**Task objective:**
Return every line of the data below that includes the string "React".

### Supplied information ###

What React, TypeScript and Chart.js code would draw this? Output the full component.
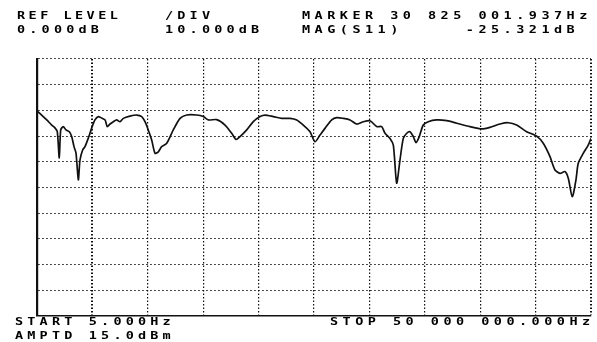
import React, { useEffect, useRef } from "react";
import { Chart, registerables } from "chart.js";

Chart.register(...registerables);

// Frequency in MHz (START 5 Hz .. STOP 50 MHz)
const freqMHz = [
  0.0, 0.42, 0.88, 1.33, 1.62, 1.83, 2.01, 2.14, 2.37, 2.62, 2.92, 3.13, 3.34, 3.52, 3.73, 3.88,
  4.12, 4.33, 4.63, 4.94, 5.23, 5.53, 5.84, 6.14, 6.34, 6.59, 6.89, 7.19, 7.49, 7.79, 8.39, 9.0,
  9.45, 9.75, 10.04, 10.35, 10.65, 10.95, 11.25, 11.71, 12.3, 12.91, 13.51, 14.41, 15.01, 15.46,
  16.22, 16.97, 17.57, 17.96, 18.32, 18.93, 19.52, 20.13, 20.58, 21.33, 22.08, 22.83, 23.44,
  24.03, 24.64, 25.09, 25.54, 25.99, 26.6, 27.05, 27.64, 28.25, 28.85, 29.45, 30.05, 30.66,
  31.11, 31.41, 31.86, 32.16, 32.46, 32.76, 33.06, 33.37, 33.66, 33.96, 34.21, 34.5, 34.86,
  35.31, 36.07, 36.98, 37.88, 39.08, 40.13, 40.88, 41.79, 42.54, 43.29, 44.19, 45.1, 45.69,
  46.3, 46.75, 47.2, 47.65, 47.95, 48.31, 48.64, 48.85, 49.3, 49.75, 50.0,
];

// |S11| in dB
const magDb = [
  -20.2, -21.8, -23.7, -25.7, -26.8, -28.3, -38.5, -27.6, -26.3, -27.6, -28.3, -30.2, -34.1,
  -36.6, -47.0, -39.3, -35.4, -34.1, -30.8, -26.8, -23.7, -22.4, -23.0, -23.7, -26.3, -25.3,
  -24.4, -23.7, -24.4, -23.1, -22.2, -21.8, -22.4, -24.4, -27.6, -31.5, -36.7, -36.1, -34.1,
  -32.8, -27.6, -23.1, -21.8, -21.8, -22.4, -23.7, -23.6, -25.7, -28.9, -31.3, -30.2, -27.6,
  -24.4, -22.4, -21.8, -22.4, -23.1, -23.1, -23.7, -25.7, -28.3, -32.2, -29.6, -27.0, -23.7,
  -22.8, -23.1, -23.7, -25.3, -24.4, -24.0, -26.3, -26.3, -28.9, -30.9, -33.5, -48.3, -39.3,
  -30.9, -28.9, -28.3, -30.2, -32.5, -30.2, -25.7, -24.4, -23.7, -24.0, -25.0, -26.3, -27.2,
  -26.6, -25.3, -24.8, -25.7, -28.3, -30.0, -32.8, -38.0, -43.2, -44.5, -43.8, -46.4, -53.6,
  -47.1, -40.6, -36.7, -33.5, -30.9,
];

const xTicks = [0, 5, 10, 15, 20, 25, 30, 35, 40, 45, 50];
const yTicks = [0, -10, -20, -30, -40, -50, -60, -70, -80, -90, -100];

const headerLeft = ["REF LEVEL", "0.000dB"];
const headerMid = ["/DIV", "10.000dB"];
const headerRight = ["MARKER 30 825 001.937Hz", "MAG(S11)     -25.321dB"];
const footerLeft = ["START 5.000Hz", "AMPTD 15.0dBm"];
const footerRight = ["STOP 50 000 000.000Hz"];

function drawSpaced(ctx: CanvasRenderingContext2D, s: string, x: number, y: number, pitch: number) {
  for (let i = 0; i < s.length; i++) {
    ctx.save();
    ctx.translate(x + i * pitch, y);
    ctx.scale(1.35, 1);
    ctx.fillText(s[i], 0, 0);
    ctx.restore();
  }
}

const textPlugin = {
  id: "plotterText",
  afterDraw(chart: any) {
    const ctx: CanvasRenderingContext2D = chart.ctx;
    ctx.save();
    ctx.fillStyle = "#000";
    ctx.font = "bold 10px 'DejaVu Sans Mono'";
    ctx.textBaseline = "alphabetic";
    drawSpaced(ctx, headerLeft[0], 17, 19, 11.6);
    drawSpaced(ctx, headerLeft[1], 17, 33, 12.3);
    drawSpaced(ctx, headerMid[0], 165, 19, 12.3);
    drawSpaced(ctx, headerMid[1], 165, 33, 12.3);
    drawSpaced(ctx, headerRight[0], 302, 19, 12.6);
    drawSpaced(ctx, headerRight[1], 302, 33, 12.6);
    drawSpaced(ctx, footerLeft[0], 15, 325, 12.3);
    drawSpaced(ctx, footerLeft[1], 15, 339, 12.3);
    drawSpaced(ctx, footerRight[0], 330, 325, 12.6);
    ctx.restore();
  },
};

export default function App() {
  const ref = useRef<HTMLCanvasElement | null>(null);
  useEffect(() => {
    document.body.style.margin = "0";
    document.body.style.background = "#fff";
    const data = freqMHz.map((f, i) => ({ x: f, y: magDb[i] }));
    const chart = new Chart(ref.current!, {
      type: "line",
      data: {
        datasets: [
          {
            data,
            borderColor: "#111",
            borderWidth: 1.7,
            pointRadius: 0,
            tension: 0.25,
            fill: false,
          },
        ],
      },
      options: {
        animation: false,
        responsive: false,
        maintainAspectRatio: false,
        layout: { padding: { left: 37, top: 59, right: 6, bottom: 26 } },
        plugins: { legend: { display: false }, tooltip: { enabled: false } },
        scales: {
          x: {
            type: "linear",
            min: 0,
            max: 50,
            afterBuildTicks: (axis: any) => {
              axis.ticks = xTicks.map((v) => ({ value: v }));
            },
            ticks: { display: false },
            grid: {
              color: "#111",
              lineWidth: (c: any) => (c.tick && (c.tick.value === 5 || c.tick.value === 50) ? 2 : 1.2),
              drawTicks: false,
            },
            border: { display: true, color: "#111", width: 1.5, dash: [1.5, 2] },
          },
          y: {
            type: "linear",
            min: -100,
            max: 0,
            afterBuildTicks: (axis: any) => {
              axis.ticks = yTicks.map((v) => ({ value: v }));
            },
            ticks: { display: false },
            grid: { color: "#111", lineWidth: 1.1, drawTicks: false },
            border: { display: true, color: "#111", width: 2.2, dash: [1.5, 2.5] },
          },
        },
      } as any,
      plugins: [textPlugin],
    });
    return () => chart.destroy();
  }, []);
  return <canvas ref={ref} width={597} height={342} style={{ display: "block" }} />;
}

###

**The solution:**
What React, TypeScript and Chart.js code would draw this? Output the full component.
import React, { useEffect, useRef } from "react";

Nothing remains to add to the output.